■ Exercise objective ■
Without the pictures, extract every line from the start of the material to the line containing "import pandas as pd", both ends included.

■ Supplied data ■
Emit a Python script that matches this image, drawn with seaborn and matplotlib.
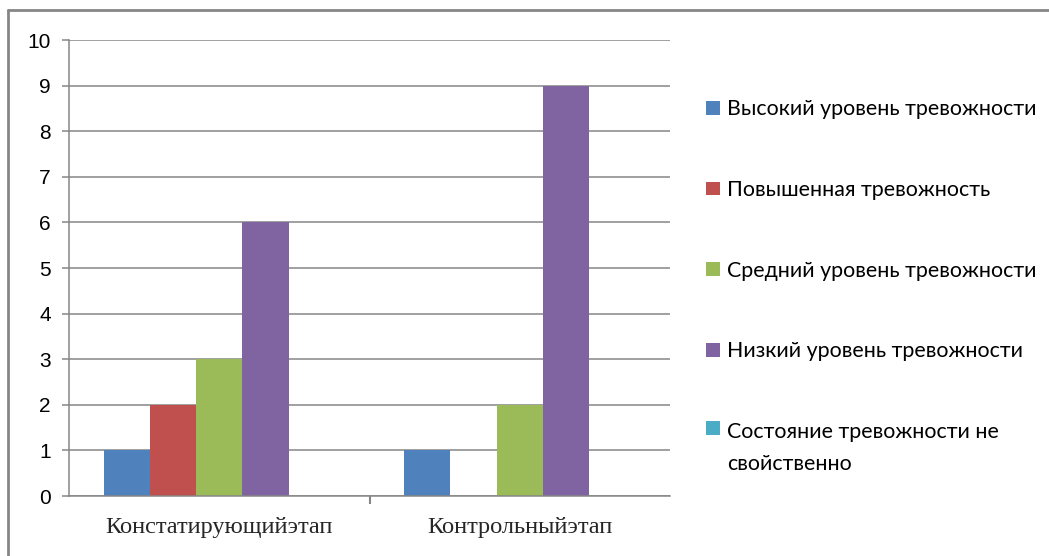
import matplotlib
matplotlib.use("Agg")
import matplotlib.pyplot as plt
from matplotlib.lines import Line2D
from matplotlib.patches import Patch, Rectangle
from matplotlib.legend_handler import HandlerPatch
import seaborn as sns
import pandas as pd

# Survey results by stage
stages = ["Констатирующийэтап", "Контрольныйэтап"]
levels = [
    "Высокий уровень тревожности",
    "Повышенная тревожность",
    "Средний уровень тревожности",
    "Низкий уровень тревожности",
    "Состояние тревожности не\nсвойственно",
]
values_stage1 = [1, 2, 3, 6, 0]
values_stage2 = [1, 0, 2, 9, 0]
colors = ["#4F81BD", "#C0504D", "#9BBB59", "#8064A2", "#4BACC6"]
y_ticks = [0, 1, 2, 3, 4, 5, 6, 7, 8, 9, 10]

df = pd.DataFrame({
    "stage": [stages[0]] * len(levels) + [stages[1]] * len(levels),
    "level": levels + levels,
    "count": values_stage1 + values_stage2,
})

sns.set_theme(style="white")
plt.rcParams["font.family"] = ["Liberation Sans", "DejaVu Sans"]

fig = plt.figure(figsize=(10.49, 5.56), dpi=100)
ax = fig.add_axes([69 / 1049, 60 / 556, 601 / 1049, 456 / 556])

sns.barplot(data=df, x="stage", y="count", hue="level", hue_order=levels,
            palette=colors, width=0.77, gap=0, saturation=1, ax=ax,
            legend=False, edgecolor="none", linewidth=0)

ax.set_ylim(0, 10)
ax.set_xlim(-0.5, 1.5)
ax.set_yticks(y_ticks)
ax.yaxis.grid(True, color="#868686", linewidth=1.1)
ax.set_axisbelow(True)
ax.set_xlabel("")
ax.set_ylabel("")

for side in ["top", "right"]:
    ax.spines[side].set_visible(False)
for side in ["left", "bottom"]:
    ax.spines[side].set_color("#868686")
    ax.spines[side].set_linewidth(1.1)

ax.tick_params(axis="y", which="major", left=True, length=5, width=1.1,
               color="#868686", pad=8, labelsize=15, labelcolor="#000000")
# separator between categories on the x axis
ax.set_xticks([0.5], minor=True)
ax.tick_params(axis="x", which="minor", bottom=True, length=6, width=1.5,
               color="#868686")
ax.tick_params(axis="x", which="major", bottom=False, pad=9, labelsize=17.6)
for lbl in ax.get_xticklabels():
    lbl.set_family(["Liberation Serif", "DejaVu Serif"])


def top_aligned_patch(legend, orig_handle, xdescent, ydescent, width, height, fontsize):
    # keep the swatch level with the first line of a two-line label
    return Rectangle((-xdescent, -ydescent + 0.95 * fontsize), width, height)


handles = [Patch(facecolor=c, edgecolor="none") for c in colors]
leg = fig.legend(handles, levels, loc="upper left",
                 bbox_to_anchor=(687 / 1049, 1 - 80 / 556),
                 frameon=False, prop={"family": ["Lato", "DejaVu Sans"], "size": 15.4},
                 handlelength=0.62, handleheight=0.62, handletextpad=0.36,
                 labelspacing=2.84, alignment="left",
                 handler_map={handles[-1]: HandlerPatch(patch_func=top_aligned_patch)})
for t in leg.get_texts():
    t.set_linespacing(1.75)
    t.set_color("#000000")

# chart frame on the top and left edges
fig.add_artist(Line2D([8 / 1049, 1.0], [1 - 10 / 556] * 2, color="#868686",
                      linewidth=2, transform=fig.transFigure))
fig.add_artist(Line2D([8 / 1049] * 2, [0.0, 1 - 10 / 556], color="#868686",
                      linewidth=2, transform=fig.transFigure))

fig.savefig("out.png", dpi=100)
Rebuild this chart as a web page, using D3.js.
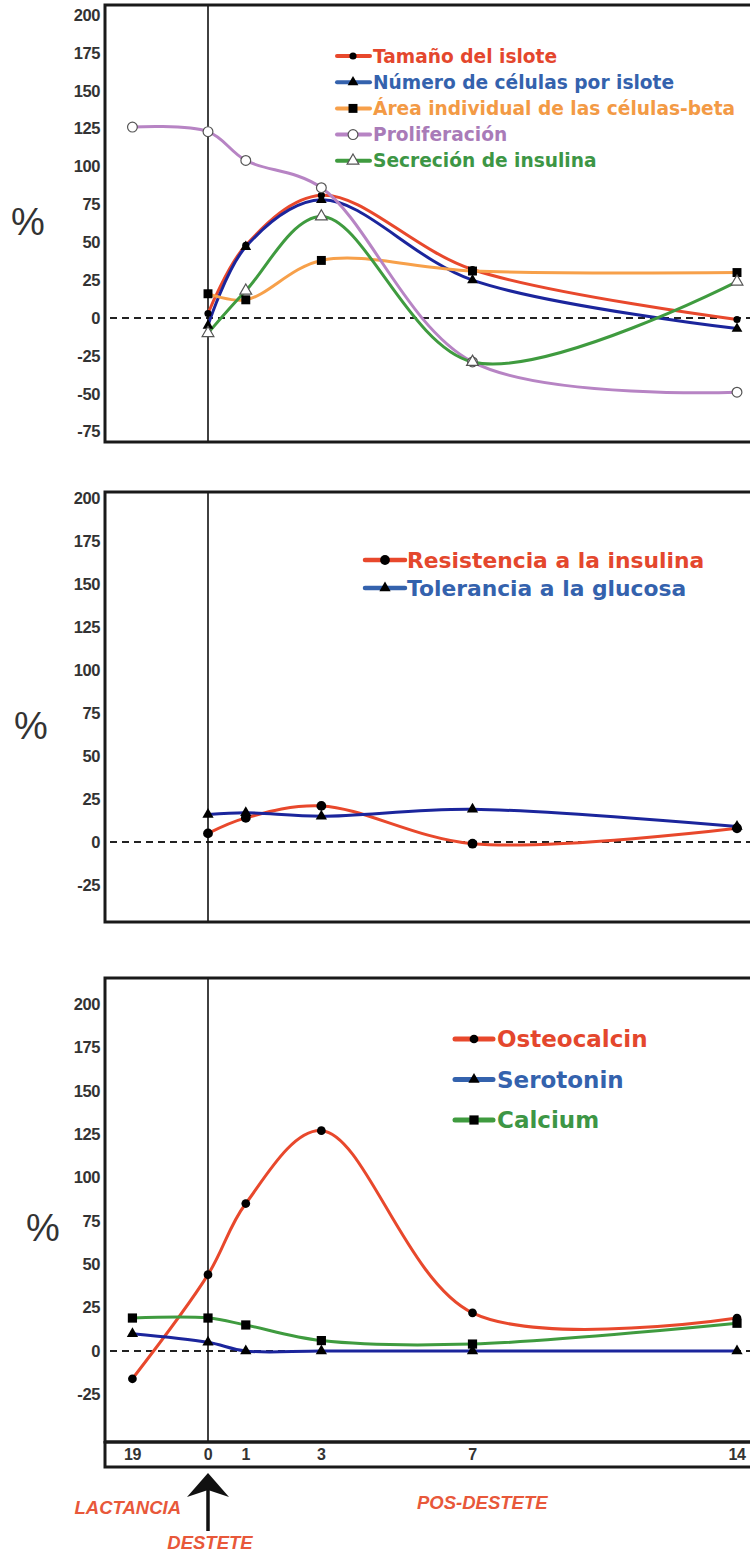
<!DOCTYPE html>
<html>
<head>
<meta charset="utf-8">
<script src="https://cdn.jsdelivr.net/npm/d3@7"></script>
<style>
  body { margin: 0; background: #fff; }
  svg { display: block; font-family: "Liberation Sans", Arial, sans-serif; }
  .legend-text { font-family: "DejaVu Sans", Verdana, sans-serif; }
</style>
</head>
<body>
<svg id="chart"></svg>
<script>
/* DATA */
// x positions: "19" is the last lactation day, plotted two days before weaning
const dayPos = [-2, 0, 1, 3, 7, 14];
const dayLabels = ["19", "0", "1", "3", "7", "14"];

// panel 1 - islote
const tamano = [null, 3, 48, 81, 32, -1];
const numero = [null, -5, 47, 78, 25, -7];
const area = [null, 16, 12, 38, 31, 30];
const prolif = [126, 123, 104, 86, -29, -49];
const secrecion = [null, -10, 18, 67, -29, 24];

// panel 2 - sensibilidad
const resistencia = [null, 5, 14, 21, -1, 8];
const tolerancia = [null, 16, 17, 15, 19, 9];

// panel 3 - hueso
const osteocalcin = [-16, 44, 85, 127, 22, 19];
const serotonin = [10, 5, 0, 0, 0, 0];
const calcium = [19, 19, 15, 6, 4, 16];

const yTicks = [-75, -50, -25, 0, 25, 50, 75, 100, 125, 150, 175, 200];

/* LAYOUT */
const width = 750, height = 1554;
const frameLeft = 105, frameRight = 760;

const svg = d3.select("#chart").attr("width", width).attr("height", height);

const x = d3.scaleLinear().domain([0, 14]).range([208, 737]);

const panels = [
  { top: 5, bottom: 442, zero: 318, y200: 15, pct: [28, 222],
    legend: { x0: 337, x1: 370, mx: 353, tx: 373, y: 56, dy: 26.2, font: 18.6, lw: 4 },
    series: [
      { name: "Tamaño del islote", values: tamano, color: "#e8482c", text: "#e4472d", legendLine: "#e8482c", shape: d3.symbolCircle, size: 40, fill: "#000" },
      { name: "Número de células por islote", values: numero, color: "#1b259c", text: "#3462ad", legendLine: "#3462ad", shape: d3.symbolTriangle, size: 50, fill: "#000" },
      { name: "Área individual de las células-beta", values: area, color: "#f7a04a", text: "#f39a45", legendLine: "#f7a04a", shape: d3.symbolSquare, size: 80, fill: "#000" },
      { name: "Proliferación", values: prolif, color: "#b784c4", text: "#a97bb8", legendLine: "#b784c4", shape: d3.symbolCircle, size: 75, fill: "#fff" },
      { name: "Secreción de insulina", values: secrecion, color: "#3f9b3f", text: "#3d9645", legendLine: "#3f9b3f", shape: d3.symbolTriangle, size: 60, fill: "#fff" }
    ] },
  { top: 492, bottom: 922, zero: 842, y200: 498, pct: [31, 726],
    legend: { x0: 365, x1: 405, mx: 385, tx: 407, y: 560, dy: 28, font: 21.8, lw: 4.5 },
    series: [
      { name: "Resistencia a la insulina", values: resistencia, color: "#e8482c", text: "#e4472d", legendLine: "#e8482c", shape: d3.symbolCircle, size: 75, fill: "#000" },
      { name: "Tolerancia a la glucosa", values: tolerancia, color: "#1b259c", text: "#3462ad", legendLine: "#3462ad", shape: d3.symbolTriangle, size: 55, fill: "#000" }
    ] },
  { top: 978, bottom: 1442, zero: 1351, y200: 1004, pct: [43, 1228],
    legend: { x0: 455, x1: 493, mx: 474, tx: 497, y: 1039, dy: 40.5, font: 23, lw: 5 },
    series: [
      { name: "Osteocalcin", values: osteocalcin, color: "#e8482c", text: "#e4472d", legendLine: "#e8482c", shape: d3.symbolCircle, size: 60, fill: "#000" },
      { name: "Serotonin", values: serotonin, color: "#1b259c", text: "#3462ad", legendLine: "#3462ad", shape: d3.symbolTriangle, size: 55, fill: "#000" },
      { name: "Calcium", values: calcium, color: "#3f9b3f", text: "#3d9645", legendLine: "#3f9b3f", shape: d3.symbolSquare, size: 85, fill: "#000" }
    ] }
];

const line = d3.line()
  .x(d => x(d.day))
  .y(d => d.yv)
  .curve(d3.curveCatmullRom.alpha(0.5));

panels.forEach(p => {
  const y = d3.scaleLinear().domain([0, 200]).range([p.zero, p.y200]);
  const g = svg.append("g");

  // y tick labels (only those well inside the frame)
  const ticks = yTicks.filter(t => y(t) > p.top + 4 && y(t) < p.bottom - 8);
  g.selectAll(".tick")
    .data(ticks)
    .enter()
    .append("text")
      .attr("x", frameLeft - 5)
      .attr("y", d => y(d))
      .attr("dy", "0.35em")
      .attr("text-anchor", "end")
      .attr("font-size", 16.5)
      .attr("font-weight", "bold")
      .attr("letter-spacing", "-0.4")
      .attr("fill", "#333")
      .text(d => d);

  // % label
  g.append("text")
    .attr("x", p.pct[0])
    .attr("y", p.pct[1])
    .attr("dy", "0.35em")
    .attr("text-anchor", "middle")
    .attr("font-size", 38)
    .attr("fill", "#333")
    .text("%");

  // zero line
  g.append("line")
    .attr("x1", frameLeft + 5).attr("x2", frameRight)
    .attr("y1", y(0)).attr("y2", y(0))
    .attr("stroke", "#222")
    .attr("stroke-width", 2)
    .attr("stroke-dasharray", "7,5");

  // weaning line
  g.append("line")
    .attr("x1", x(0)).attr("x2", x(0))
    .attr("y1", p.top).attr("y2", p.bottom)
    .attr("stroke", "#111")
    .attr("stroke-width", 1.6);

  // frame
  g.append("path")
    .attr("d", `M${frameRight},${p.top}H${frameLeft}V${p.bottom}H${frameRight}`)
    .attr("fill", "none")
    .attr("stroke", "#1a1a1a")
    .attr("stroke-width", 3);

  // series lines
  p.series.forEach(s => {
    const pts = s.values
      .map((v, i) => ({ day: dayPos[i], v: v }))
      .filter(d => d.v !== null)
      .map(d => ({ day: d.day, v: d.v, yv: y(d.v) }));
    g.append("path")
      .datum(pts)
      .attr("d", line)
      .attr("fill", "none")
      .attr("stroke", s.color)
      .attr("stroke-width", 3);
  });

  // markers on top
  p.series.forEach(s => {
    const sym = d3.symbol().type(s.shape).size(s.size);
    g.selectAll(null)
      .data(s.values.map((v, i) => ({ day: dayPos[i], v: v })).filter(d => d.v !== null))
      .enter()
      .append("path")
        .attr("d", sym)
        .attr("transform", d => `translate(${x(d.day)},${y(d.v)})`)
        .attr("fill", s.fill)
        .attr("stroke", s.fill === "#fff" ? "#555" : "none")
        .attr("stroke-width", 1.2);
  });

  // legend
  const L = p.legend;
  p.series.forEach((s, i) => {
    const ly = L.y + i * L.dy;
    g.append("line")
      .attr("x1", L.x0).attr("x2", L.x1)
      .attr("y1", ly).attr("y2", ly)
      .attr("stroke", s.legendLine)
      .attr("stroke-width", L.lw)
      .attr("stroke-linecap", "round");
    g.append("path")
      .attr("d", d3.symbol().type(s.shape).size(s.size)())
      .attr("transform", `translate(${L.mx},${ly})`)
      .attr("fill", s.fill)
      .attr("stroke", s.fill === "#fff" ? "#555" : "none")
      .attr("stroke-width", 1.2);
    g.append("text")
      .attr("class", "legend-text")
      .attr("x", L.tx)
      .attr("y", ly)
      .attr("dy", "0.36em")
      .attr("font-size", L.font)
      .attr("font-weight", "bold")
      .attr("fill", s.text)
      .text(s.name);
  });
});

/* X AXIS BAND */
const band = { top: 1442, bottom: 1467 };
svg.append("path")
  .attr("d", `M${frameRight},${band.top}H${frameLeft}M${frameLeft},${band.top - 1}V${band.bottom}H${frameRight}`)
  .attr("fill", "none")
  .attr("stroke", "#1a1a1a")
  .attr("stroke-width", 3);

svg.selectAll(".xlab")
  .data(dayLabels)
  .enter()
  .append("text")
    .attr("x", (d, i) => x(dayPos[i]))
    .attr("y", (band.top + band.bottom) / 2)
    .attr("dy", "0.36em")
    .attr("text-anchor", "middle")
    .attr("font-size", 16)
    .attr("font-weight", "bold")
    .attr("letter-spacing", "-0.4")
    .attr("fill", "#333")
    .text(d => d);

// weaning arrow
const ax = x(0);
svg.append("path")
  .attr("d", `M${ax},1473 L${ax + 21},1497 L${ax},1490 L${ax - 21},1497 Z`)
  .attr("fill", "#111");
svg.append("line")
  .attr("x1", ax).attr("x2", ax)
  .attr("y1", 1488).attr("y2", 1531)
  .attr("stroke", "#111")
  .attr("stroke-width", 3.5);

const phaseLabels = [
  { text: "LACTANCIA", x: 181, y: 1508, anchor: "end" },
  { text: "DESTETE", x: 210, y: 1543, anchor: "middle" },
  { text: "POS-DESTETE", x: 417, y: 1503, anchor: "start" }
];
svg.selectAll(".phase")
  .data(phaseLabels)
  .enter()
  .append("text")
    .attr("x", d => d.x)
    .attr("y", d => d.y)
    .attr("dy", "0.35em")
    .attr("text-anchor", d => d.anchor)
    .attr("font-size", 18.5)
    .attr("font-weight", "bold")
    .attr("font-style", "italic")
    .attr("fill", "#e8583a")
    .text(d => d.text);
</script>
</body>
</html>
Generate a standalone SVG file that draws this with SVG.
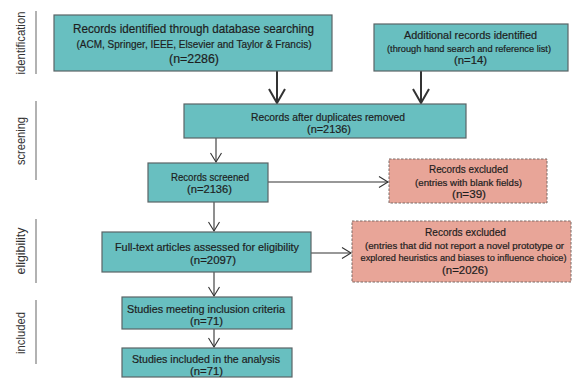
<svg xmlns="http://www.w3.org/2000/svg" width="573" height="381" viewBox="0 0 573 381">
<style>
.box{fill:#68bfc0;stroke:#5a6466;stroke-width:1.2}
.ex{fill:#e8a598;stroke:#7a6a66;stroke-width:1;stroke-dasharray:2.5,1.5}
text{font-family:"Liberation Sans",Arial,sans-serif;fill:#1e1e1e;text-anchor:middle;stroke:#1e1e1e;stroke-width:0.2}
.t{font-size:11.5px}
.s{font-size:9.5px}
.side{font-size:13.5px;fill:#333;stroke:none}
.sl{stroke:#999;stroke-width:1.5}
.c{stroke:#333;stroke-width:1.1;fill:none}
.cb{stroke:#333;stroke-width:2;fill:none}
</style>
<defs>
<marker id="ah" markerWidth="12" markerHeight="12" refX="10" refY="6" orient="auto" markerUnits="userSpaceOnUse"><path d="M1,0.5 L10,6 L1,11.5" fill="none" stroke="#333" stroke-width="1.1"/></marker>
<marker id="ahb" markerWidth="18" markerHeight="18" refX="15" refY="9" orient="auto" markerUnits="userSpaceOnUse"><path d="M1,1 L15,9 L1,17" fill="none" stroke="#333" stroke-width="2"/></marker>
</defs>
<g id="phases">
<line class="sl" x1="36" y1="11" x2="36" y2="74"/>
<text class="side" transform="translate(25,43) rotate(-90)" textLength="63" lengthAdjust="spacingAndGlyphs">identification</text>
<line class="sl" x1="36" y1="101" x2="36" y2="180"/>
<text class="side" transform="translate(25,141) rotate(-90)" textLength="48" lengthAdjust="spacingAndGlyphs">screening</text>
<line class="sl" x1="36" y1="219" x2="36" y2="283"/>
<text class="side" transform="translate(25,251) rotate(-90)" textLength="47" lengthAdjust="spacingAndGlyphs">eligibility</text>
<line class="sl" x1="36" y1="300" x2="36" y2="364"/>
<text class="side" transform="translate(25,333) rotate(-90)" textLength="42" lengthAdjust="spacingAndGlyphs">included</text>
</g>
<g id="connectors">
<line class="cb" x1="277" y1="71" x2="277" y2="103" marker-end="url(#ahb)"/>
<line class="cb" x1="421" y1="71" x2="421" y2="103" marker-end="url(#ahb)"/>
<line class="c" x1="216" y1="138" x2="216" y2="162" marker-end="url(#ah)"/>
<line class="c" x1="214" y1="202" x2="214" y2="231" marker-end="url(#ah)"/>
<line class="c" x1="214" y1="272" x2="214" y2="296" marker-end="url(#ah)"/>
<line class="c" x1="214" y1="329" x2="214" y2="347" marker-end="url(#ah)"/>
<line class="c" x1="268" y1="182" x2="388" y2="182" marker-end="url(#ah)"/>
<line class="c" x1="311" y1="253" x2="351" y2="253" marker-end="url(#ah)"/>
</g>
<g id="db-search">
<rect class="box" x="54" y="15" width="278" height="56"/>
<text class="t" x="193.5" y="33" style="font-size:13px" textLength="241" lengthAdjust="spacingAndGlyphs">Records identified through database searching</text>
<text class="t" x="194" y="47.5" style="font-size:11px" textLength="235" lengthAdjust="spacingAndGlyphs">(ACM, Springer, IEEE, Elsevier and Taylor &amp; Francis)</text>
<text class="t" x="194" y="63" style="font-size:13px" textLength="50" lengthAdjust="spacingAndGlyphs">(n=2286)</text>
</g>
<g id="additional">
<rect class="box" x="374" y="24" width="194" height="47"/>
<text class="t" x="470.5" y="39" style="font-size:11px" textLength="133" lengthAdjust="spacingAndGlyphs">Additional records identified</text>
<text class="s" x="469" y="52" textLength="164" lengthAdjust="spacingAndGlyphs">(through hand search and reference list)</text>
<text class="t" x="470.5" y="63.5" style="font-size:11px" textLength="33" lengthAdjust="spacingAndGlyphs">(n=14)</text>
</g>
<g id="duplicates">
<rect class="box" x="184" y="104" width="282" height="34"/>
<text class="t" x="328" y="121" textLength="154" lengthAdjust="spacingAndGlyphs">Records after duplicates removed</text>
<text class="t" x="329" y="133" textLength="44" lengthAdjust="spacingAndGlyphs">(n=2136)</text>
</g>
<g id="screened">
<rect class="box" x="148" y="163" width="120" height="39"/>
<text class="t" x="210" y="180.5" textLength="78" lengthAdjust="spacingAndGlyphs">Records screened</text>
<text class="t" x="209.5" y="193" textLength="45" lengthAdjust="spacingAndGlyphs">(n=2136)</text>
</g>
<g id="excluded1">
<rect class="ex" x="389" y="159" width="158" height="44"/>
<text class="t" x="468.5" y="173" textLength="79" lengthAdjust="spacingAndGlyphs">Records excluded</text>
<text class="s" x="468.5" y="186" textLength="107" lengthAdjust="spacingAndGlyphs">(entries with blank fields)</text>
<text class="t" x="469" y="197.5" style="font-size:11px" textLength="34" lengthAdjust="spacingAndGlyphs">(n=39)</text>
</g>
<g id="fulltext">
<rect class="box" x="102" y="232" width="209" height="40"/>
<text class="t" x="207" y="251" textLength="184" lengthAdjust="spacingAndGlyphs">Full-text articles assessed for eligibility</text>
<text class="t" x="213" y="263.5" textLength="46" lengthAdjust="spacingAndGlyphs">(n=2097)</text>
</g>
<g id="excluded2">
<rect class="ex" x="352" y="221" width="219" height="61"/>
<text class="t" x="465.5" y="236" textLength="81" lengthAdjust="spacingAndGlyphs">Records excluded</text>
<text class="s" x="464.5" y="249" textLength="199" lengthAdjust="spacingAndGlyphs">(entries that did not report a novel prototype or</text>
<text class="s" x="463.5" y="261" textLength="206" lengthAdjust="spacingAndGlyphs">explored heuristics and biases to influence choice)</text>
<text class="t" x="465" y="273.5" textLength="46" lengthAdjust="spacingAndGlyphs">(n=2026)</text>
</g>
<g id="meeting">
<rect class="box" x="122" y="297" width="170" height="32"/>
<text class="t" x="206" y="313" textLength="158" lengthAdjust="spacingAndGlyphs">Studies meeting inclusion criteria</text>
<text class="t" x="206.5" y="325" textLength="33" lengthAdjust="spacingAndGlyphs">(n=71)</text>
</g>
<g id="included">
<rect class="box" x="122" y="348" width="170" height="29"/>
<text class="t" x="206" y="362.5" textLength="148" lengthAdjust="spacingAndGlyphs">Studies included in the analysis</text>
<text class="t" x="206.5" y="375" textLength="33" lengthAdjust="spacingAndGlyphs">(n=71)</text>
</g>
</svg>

■ Answer below ■
Emit a Python script that matches this image, drawn with seaborn and matplotlib.
import matplotlib
matplotlib.use("Agg")
import matplotlib.pyplot as plt
from matplotlib.lines import Line2D
from matplotlib.patches import Patch, Rectangle
from matplotlib.legend_handler import HandlerPatch
import seaborn as sns
import pandas as pd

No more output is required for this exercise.